§ **Task requirements**
Retype, word for word, the lines from the first line of the entries through the line that holds "var bandVswr = [2, 3];"; leave out the pictures.

Rows from a dataset of charts and code:
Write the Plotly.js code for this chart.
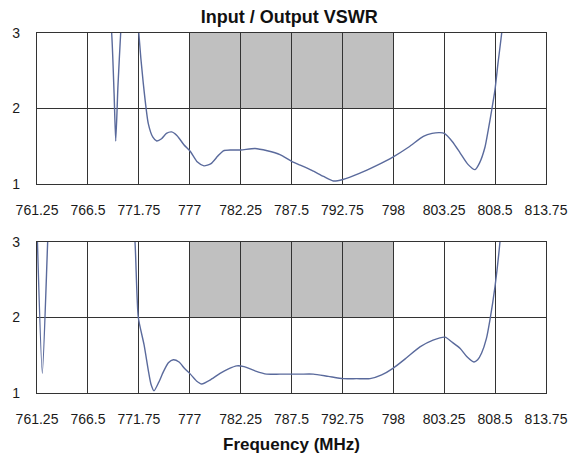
<!DOCTYPE html>
<html>
<head>
<meta charset="utf-8">
<script src="https://cdn.plot.ly/plotly-3.0.1.min.js"></script>
<style>
html,body{margin:0;padding:0;background:#fff;}
#chart{width:582px;height:462px;}
</style>
</head>
<body>
<div id="chart"></div>
<script>
// ---- data ----
var tickFreqs = [761.25, 766.5, 771.75, 777, 782.25, 787.5, 792.75, 798, 803.25, 808.5, 813.75];
var tickLabels = ["761.25", "766.5", "771.75", "777", "782.25", "787.5", "792.75", "798", "803.25", "808.5", "813.75"];
var vswrTicks = [1, 2, 3];
var vswrLabels = ["1", "2", "3"];

// passband highlight (MHz / VSWR limits)
var bandFreq = [777, 798];
var bandVswr = [2, 3];

// Input VSWR (top panel)
var inFreq = [761.25, 763.5, 766.5, 768.2, 768.95, 769.2, 769.37, 769.6, 769.88, 770.3, 770.8, 771.3,
  771.75, 772.2, 772.73, 773.2, 773.6, 774.1, 774.6, 775.14, 775.7, 776.4, 777.07, 777.8, 778.47,
  779.2, 779.9, 780.47, 781.3, 782.26, 783.74, 785.0, 786.31, 787.52, 788.4, 789.6, 790.8, 791.81,
  792.8, 794.5, 796.2, 798.0, 799.6, 801.1, 802.0, 802.8, 803.26, 804.1, 804.9, 805.7, 806.43,
  806.9, 807.46, 807.8, 808.15, 808.49, 808.8, 809.18, 809.6, 810.5];
var inVswr = [9, 8, 6, 4, 3.0, 2.2, 1.57, 2.3, 3.0, 4, 4.5, 4,
  3.0, 2.35, 1.80, 1.62, 1.57, 1.60, 1.67, 1.69, 1.64, 1.52, 1.43, 1.29, 1.24,
  1.27, 1.37, 1.44, 1.45, 1.45, 1.47, 1.44, 1.39, 1.30, 1.25, 1.18, 1.10, 1.04,
  1.06, 1.14, 1.24, 1.36, 1.49, 1.63, 1.67, 1.68, 1.67, 1.56, 1.41, 1.26, 1.19,
  1.28, 1.49, 1.72, 1.98, 2.25, 2.6, 3.0, 3.6, 5];

// Output VSWR (bottom panel)
var outFreq = [761.25, 761.8, 762.35, 762.8, 764, 766.5, 769, 770.5, 771.36, 771.70, 772.29, 772.73,
  773.0, 773.32, 773.8, 774.28, 774.8, 775.31, 775.9, 776.5, 777.07, 777.7, 778.24, 779.2, 780.13,
  781.0, 781.85, 782.6, 783.8, 784.94, 786.31, 788.4, 789.75, 791.3, 792.84, 794.2, 795.6, 796.8,
  798.0, 799.4, 800.75, 802.1, 803.33, 804.1, 804.9, 805.6, 806.32, 806.7, 807.11, 807.6, 807.97,
  808.49, 809.0, 809.6, 810.5];
var outVswr = [3.2, 1.26, 3.0, 4.5, 6, 7, 6, 4.5, 3.0, 2.0, 1.64, 1.30,
  1.12, 1.03, 1.14, 1.28, 1.40, 1.44, 1.41, 1.32, 1.25, 1.16, 1.12, 1.18, 1.26,
  1.32, 1.36, 1.35, 1.29, 1.25, 1.25, 1.25, 1.25, 1.22, 1.19, 1.19, 1.19, 1.24,
  1.33, 1.47, 1.61, 1.70, 1.74, 1.67, 1.59, 1.48, 1.41, 1.44, 1.53, 1.72, 1.97,
  2.41, 3.0, 4, 5.5];

// ---- styling ----
var lineColor = '#5a6a9c';
var gridColor = '#333333';
var tickFont = {family: '"Liberation Sans", Arial, sans-serif', size: 14, color: '#1a1a1a'};

function xAxis(anchor) {
  return {
    anchor: anchor,
    range: [tickFreqs[0], tickFreqs[tickFreqs.length - 1]],
    tickmode: 'array', tickvals: tickFreqs, ticktext: tickLabels,
    showgrid: true, gridcolor: gridColor, gridwidth: 1.3,
    showline: true, linecolor: gridColor, linewidth: 1.3, mirror: true,
    zeroline: false, ticks: '', ticklabelstandoff: 13,
    tickfont: tickFont, fixedrange: true
  };
}
function yAxis(anchor, domain) {
  return {
    anchor: anchor, domain: domain,
    range: [vswrTicks[0], vswrTicks[vswrTicks.length - 1]],
    tickmode: 'array', tickvals: vswrTicks, ticktext: vswrLabels,
    showgrid: true, gridcolor: gridColor, gridwidth: 1.3,
    showline: true, linecolor: gridColor, linewidth: 1.3, mirror: true,
    zeroline: false, ticks: '', ticklabelstandoff: 13,
    tickfont: tickFont, fixedrange: true
  };
}

var traces = [
  {x: inFreq, y: inVswr, xaxis: 'x', yaxis: 'y', mode: 'lines', name: 'Input VSWR',
   line: {color: lineColor, width: 1.4, shape: 'spline', smoothing: 0.6}, hoverinfo: 'x+y'},
  {x: outFreq, y: outVswr, xaxis: 'x2', yaxis: 'y2', mode: 'lines', name: 'Output VSWR',
   line: {color: lineColor, width: 1.4, shape: 'spline', smoothing: 0.6}, hoverinfo: 'x+y'}
];

var bx = xAxis('y2');
bx.title = {text: 'Frequency (MHz)', standoff: 12,
  font: {family: '"Liberation Sans", Arial, sans-serif', size: 17, color: '#111', weight: 700}};

var layout = {
  width: 582, height: 462,
  margin: {l: 37, r: 36, t: 33, b: 69, autoexpand: false},
  paper_bgcolor: '#ffffff', plot_bgcolor: '#ffffff',
  showlegend: false,
  title: {text: 'Input / Output VSWR', x: 0.497, xanchor: 'center', y: 1 - 17 / 462, yanchor: 'middle',
    yref: 'container',
    font: {family: '"Liberation Sans Narrow", "Liberation Sans", Arial, sans-serif', size: 18, color: '#111', weight: 700}},
  xaxis: xAxis('y'),
  yaxis: yAxis('x', [0.5806, 1]),
  xaxis2: bx,
  yaxis2: yAxis('x2', [0, 0.4194]),
  shapes: [
    {type: 'rect', xref: 'x', yref: 'y', x0: bandFreq[0], x1: bandFreq[1], y0: bandVswr[0], y1: bandVswr[1],
     fillcolor: '#c0c0c0', line: {width: 0}, layer: 'below'},
    {type: 'rect', xref: 'x2', yref: 'y2', x0: bandFreq[0], x1: bandFreq[1], y0: bandVswr[0], y1: bandVswr[1],
     fillcolor: '#c0c0c0', line: {width: 0}, layer: 'below'}
  ]
};

Plotly.newPlot('chart', traces, layout, {displayModeBar: false, staticPlot: false});
</script>
</body>
</html>
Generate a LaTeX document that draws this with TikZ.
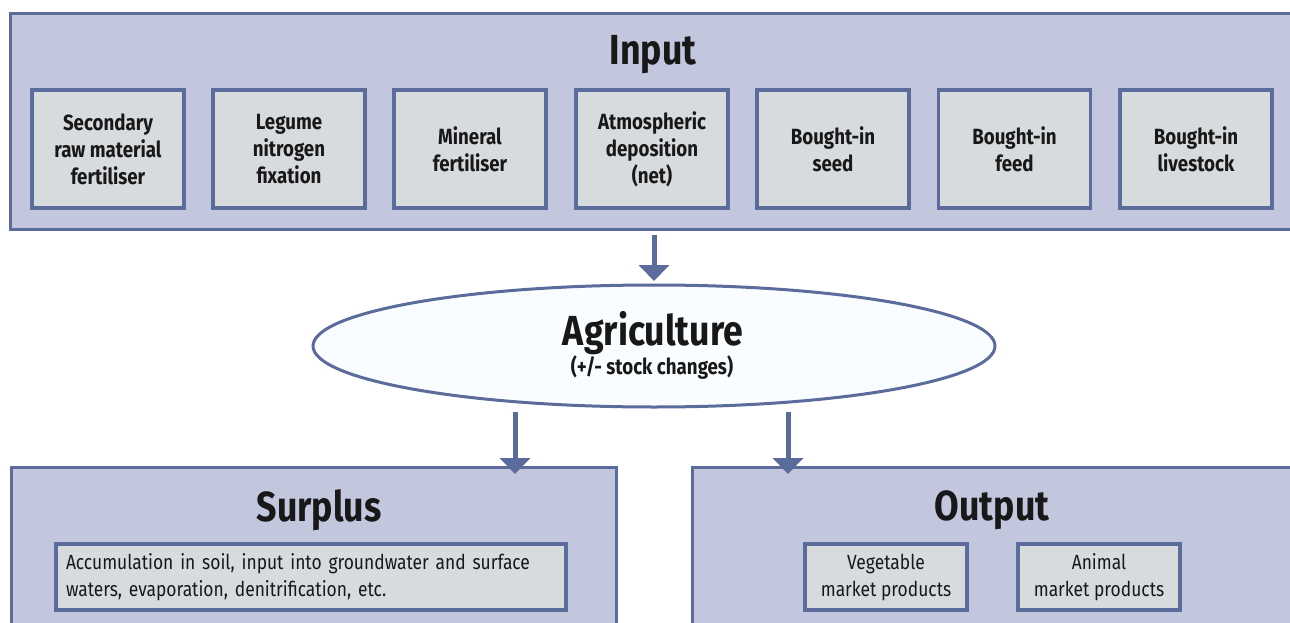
\documentclass[tikz,border=0pt]{standalone}
\usepackage{fontspec}
\setmainfont{Fira Sans}[FakeStretch=0.85]
\usetikzlibrary{arrows.meta,shapes.geometric}
\definecolor{frameblue}{RGB}{91,107,155}
\definecolor{panelblue}{RGB}{195,199,222}
\definecolor{cellgray}{RGB}{216,219,221}
\definecolor{inkblack}{RGB}{24,24,24}
\begin{document}
\begin{tikzpicture}[x=1pt, y=-1pt,
    panel/.style={draw=frameblue, line width=3pt, fill=panelblue, inner sep=0pt},
    cell/.style={draw=frameblue, line width=3.5pt, fill=cellgray, align=center, inner sep=0pt, text=inkblack},
    heading/.style={font=\bfseries\fontsize{42}{46}\selectfont, text=inkblack},
    flow/.style={frameblue, line width=5pt, -{Triangle[width=30pt,length=16pt]}}]
        \useasboundingbox (0,0) rectangle (1290,623);
        \clip (0,0) rectangle (1290,623);
        % input panel
        \node[panel, minimum width=1290pt, minimum height=215pt] (input) at (655,121.5) {};
        \node[heading] (inputtitle) at (653,55) {Input};
        \foreach \x/\txt [count=\i] in {108/{Secondary\\raw material\\fertiliser},
                289/{Legume\\nitrogen\\fixation},
                470/{Mineral\\fertiliser},
                652/{Atmospheric\\deposition\\(net)},
                833/{Bought-in\\seed},
                1014.5/{Bought-in\\feed},
                1196/{Bought-in\\livestock}}
            \node[cell, minimum width=152pt, minimum height=118pt,
                font=\bfseries\fontsize{22}{27}\selectfont] (in\i) at (\x,149) {\txt};
        % agriculture
        \node[ellipse, draw=frameblue, line width=3pt, fill=white!98!cyan, inner sep=0pt,
            minimum width=682pt, minimum height=122pt] (agri) at (654,346) {};
        \node[heading] (agrititle) at (653,333) {Agriculture};
        \node[font=\bfseries\fontsize{22}{24}\selectfont, text=inkblack] (agrinote) at (652,367) {(+/- stock changes)};
        % surplus and output
        \node[panel, minimum width=605pt, minimum height=200pt, anchor=north west] (surplus) at (9.5,466) {};
        \node[heading] (surplustitle) at (319,510) {Surplus};
        \node[cell, minimum width=510pt, minimum height=66pt, align=left, text width=490pt,
            font=\fontsize{20.5}{27}\selectfont] (sink) at (311,577)
            {Accumulation in soil, input into groundwater and surface\\waters, evaporation, denitrification, etc.};
        \node[panel, minimum width=650pt, minimum height=200pt, anchor=north west] (output) at (690.5,466) {};
        \node[heading] (outputtitle) at (992,510) {Output};
        \node[cell, minimum width=162pt, minimum height=66pt, font=\fontsize{20.5}{27}\selectfont] (veg) at (886,577)
            {Vegetable\\market products};
        \node[cell, minimum width=162pt, minimum height=66pt, font=\fontsize{20.5}{27}\selectfont] (animal) at (1099,577)
            {Animal\\market products};
        % arrows
        \draw[flow] (input.south -| agri.north) ++(0,4) -- (agri.north |- 0,281);
        \coordinate (lfrom) at (515,412);
        \coordinate (rfrom) at (788,412);
        \draw[flow] (lfrom) -- ([yshift=-8pt]lfrom |- surplus.north);
        \draw[flow] (rfrom) -- ([yshift=-8pt]rfrom |- output.north);
\end{tikzpicture}
\end{document}
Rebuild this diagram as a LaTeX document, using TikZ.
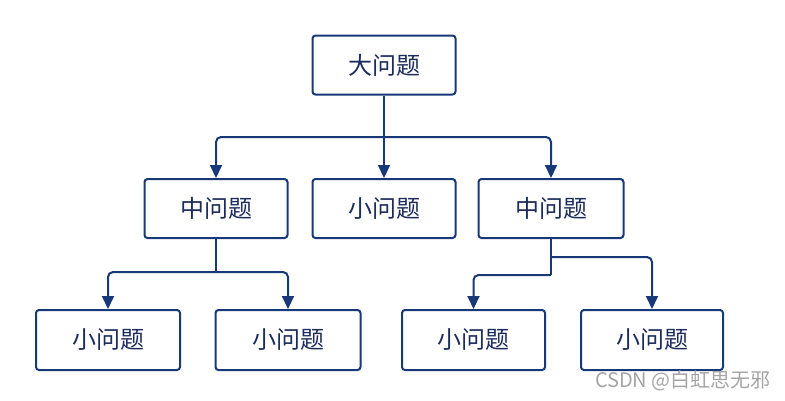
\documentclass[tikz,border=0pt]{standalone}
\usepackage{fontspec}
\setmainfont{Noto Sans CJK SC}
\usetikzlibrary{arrows.meta}
\definecolor{navy}{RGB}{24,56,120}
\definecolor{txt}{RGB}{28,44,92}
\definecolor{wm}{RGB}{165,165,165}
\begin{document}
\begin{tikzpicture}[x=1pt,y=-1pt,
  box/.style={draw=navy,line width=2pt,rounded corners=3pt,fill=white,
    minimum width=143pt,minimum height=59pt,inner sep=0pt,
    text=txt,font=\fontsize{24}{26}\selectfont},
  link/.style={draw=navy,line width=2pt,rounded corners=5pt},
  arr/.style={link,-{Triangle[width=12pt,length=13pt]}}]
\useasboundingbox[fill=white] (0,0) rectangle (785,400);
% nodes
\node[box] (big) at (384,65) {大问题};
\node[box] (m1) at (216,208.5) {中问题};
\node[box] (m2) at (384,208.5) {小问题};
\node[box,minimum width=145pt] (m3) at (551,208.5) {中问题};
\node[box,minimum width=144pt,minimum height=60pt] (b1) at (108,340) {小问题};
\node[box,minimum width=145pt,minimum height=60pt] (b2) at (288,340) {小问题};
\node[box,minimum height=60pt] (b3) at (473.5,340) {小问题};
\node[box,minimum width=142pt,minimum height=60pt] (b4) at (652,340) {小问题};
% junctions
\coordinate (j0) at (384,137);
\coordinate (j1) at (216,272);
\coordinate (j2) at (551,257);
\coordinate (j3) at (551,275);
% connectors
\draw[link] (big.south) -- (j0);
\draw[arr] (j0) -| (m1.north);
\draw[arr] (j0) -- (m2.north);
\draw[arr] (j0) -| (m3.north);
\draw[link] (m1.south) -- (j1);
\draw[arr] (j1) -| (b1.north);
\draw[arr] (j1) -| (b2.north);
\draw[link] (m3.south) -- (j3);
\draw[arr] (j3) -| (b3.north);
\draw[arr] (j2) -| (b4.north);
% watermark
\node[text=wm,font=\fontsize{20}{22}\selectfont,anchor=east,inner sep=0pt] (wmk) at (771,381) {CSDN @白虹思无邪};
\end{tikzpicture}
\end{document}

§ **Reply to the task**
Write the Plotly.js code for this chart.
<!DOCTYPE html>
<html>
<head>
<meta charset="utf-8">
<script src="https://cdn.plot.ly/plotly-3.0.1.min.js"></script>
<style>
html,body{margin:0;padding:0;background:#fff;}
#chart{width:582px;height:462px;}
</style>
</head>
<body>
<div id="chart"></div>
<script>
// ---- data ----
var tickFreqs = [761.25, 766.5, 771.75, 777, 782.25, 787.5, 792.75, 798, 803.25, 808.5, 813.75];
var tickLabels = ["761.25", "766.5", "771.75", "777", "782.25", "787.5", "792.75", "798", "803.25", "808.5", "813.75"];
var vswrTicks = [1, 2, 3];
var vswrLabels = ["1", "2", "3"];

// passband highlight (MHz / VSWR limits)
var bandFreq = [777, 798];
var bandVswr = [2, 3];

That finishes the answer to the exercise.